Set exercise: Leave out every picture, then transcribe the rest of the listing exactly.

Material:

┄┄┄┄┄┄┄┄┄┄

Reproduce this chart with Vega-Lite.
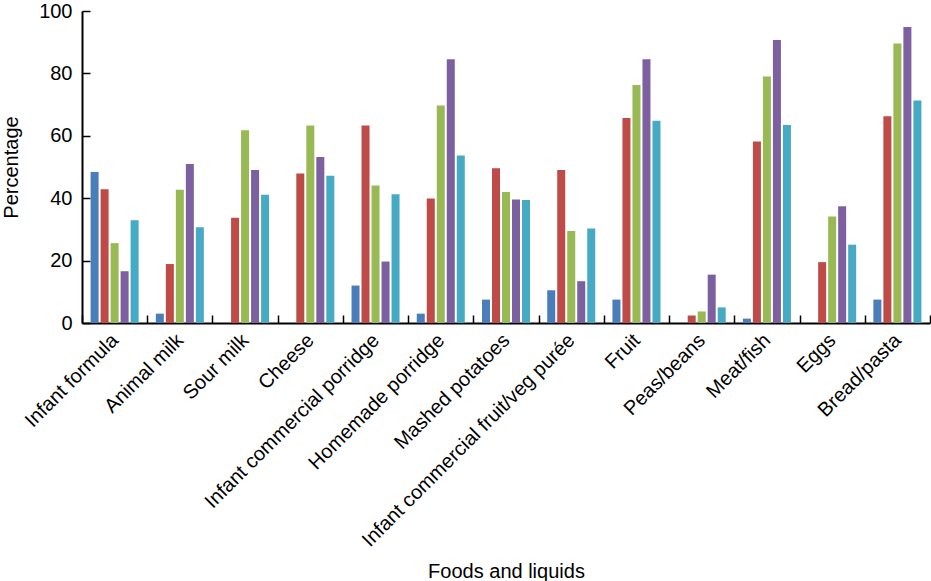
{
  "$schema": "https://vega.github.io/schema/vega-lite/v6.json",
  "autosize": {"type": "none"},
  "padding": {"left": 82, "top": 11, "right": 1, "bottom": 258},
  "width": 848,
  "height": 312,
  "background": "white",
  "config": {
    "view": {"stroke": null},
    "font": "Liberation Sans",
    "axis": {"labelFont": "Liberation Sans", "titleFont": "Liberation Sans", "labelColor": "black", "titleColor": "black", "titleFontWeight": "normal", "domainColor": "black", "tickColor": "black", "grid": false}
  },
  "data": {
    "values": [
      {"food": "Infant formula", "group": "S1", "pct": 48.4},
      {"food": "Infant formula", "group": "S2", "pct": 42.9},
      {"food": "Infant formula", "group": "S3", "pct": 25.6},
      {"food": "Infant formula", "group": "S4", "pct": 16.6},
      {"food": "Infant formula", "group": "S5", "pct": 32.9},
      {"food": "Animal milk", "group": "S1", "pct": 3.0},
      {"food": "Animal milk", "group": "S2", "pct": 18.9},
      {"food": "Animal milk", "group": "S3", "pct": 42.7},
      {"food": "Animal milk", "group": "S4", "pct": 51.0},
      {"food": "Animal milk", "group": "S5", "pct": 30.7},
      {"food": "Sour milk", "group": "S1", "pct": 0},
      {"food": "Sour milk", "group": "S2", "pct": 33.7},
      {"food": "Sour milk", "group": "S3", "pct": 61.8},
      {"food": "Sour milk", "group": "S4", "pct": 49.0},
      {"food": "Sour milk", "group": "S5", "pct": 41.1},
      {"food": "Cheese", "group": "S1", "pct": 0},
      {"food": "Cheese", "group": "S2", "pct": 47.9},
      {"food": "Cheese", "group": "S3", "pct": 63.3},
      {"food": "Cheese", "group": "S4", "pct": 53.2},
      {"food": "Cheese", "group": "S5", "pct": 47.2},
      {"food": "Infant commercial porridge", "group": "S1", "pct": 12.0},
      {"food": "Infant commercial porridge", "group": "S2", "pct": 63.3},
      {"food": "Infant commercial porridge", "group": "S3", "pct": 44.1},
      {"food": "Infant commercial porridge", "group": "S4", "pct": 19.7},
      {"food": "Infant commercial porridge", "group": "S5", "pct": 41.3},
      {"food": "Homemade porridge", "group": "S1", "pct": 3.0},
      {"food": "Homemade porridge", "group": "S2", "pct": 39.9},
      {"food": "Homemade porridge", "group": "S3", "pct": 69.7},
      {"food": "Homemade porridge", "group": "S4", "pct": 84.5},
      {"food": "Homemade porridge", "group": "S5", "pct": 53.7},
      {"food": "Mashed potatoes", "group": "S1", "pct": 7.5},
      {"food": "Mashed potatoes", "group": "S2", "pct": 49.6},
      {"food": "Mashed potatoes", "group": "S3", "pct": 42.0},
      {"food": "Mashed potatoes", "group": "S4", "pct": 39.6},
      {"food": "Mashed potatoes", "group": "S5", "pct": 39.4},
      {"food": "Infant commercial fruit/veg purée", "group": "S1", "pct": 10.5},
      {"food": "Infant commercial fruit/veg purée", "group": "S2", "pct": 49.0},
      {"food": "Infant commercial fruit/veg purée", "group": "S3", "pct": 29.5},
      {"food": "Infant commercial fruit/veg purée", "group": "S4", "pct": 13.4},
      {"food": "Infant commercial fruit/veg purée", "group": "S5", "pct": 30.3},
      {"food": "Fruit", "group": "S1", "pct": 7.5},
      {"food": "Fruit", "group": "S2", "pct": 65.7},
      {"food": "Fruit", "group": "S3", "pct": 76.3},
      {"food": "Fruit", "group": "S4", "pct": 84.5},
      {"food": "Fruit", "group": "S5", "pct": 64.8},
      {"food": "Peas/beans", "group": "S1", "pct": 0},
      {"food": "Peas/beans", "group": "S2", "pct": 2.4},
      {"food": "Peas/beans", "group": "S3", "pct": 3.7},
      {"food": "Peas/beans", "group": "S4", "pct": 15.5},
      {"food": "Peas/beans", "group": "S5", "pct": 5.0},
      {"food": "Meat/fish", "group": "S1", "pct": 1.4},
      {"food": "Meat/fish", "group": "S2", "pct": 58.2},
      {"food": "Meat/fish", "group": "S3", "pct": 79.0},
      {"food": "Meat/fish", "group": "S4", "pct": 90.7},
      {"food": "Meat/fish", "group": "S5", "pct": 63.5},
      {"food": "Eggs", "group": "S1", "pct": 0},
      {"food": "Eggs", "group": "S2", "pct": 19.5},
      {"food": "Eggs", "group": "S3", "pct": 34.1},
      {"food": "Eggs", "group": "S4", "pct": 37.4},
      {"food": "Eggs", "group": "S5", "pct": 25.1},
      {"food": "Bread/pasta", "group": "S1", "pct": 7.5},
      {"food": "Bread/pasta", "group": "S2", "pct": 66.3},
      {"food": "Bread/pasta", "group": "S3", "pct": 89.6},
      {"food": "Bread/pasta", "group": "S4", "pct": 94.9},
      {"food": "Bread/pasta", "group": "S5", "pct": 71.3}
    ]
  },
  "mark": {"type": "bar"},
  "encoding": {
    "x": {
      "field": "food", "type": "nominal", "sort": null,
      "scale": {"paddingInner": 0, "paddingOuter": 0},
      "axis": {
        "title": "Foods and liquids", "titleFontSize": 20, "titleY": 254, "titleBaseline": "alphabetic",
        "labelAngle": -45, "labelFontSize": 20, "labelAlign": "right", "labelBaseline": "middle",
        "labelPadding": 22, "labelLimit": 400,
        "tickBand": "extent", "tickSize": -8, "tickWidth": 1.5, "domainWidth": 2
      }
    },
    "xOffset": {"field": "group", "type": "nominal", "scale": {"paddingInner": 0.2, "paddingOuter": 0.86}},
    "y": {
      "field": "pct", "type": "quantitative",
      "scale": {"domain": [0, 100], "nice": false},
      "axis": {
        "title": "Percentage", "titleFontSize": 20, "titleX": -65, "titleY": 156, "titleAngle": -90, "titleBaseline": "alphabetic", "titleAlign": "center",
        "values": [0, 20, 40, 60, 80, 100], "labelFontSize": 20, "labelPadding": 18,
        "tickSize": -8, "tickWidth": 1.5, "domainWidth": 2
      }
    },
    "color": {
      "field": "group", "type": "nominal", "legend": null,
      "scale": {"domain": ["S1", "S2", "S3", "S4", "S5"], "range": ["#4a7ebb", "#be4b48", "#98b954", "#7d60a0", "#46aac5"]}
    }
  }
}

┄┄┄┄┄┄┄┄┄┄

Answer for this exercise:
Reproduce this chart with Vega-Lite.
{
  "$schema": "https://vega.github.io/schema/vega-lite/v6.json",
  "autosize": {"type": "none"},
  "padding": {"left": 82, "top": 11, "right": 1, "bottom": 258},
  "width": 848,
  "height": 312,
  "background": "white",
  "config": {
    "view": {"stroke": null},
    "font": "Liberation Sans",
    "axis": {"labelFont": "Liberation Sans", "titleFont": "Liberation Sans", "labelColor": "black", "titleColor": "black", "titleFontWeight": "normal", "domainColor": "black", "tickColor": "black", "grid": false}
  },
  "data": {
    "values": [
      {"food": "Infant formula", "group": "S1", "pct": 48.4},
      {"food": "Infant formula", "group": "S2", "pct": 42.9},
      {"food": "Infant formula", "group": "S3", "pct": 25.6},
      {"food": "Infant formula", "group": "S4", "pct": 16.6},
      {"food": "Infant formula", "group": "S5", "pct": 32.9},
      {"food": "Animal milk", "group": "S1", "pct": 3.0},
      {"food": "Animal milk", "group": "S2", "pct": 18.9},
      {"food": "Animal milk", "group": "S3", "pct": 42.7},
      {"food": "Animal milk", "group": "S4", "pct": 51.0},
      {"food": "Animal milk", "group": "S5", "pct": 30.7},
      {"food": "Sour milk", "group": "S1", "pct": 0},
      {"food": "Sour milk", "group": "S2", "pct": 33.7},
      {"food": "Sour milk", "group": "S3", "pct": 61.8},
      {"food": "Sour milk", "group": "S4", "pct": 49.0},
      {"food": "Sour milk", "group": "S5", "pct": 41.1},
      {"food": "Cheese", "group": "S1", "pct": 0},
      {"food": "Cheese", "group": "S2", "pct": 47.9},
      {"food": "Cheese", "group": "S3", "pct": 63.3},
      {"food": "Cheese", "group": "S4", "pct": 53.2},
      {"food": "Cheese", "group": "S5", "pct": 47.2},
      {"food": "Infant commercial porridge", "group": "S1", "pct": 12.0},
      {"food": "Infant commercial porridge", "group": "S2", "pct": 63.3},
      {"food": "Infant commercial porridge", "group": "S3", "pct": 44.1},
      {"food": "Infant commercial porridge", "group": "S4", "pct": 19.7},
      {"food": "Infant commercial porridge", "group": "S5", "pct": 41.3},
      {"food": "Homemade porridge", "group": "S1", "pct": 3.0},
      {"food": "Homemade porridge", "group": "S2", "pct": 39.9},
      {"food": "Homemade porridge", "group": "S3", "pct": 69.7},
      {"food": "Homemade porridge", "group": "S4", "pct": 84.5},
      {"food": "Homemade porridge", "group": "S5", "pct": 53.7},
      {"food": "Mashed potatoes", "group": "S1", "pct": 7.5},
      {"food": "Mashed potatoes", "group": "S2", "pct": 49.6},
      {"food": "Mashed potatoes", "group": "S3", "pct": 42.0},
      {"food": "Mashed potatoes", "group": "S4", "pct": 39.6},
      {"food": "Mashed potatoes", "group": "S5", "pct": 39.4},
      {"food": "Infant commercial fruit/veg purée", "group": "S1", "pct": 10.5},
      {"food": "Infant commercial fruit/veg purée", "group": "S2", "pct": 49.0},
      {"food": "Infant commercial fruit/veg purée", "group": "S3", "pct": 29.5},
      {"food": "Infant commercial fruit/veg purée", "group": "S4", "pct": 13.4},
      {"food": "Infant commercial fruit/veg purée", "group": "S5", "pct": 30.3},
      {"food": "Fruit", "group": "S1", "pct": 7.5},
      {"food": "Fruit", "group": "S2", "pct": 65.7},
      {"food": "Fruit", "group": "S3", "pct": 76.3},
      {"food": "Fruit", "group": "S4", "pct": 84.5},
      {"food": "Fruit", "group": "S5", "pct": 64.8},
      {"food": "Peas/beans", "group": "S1", "pct": 0},
      {"food": "Peas/beans", "group": "S2", "pct": 2.4},
      {"food": "Peas/beans", "group": "S3", "pct": 3.7},
      {"food": "Peas/beans", "group": "S4", "pct": 15.5},
      {"food": "Peas/beans", "group": "S5", "pct": 5.0},
      {"food": "Meat/fish", "group": "S1", "pct": 1.4},
      {"food": "Meat/fish", "group": "S2", "pct": 58.2},
      {"food": "Meat/fish", "group": "S3", "pct": 79.0},
      {"food": "Meat/fish", "group": "S4", "pct": 90.7},
      {"food": "Meat/fish", "group": "S5", "pct": 63.5},
      {"food": "Eggs", "group": "S1", "pct": 0},
      {"food": "Eggs", "group": "S2", "pct": 19.5},
      {"food": "Eggs", "group": "S3", "pct": 34.1},
      {"food": "Eggs", "group": "S4", "pct": 37.4},
      {"food": "Eggs", "group": "S5", "pct": 25.1},
      {"food": "Bread/pasta", "group": "S1", "pct": 7.5},
      {"food": "Bread/pasta", "group": "S2", "pct": 66.3},
      {"food": "Bread/pasta", "group": "S3", "pct": 89.6},
      {"food": "Bread/pasta", "group": "S4", "pct": 94.9},
      {"food": "Bread/pasta", "group": "S5", "pct": 71.3}
    ]
  },
  "mark": {"type": "bar"},
  "encoding": {
    "x": {
      "field": "food", "type": "nominal", "sort": null,
      "scale": {"paddingInner": 0, "paddingOuter": 0},
      "axis": {
        "title": "Foods and liquids", "titleFontSize": 20, "titleY": 254, "titleBaseline": "alphabetic",
        "labelAngle": -45, "labelFontSize": 20, "labelAlign": "right", "labelBaseline": "middle",
        "labelPadding": 22, "labelLimit": 400,
        "tickBand": "extent", "tickSize": -8, "tickWidth": 1.5, "domainWidth": 2
      }
    },
    "xOffset": {"field": "group", "type": "nominal", "scale": {"paddingInner": 0.2, "paddingOuter": 0.86}},
    "y": {
      "field": "pct", "type": "quantitative",
      "scale": {"domain": [0, 100], "nice": false},
      "axis": {
        "title": "Percentage", "titleFontSize": 20, "titleX": -65, "titleY": 156, "titleAngle": -90, "titleBaseline": "alphabetic", "titleAlign": "center",
        "values": [0, 20, 40, 60, 80, 100], "labelFontSize": 20, "labelPadding": 18,
        "tickSize": -8, "tickWidth": 1.5, "domainWidth": 2
      }
    },
    "color": {
      "field": "group", "type": "nominal", "legend": null,
      "scale": {"domain": ["S1", "S2", "S3", "S4", "S5"], "range": ["#4a7ebb", "#be4b48", "#98b954", "#7d60a0", "#46aac5"]}
    }
  }
}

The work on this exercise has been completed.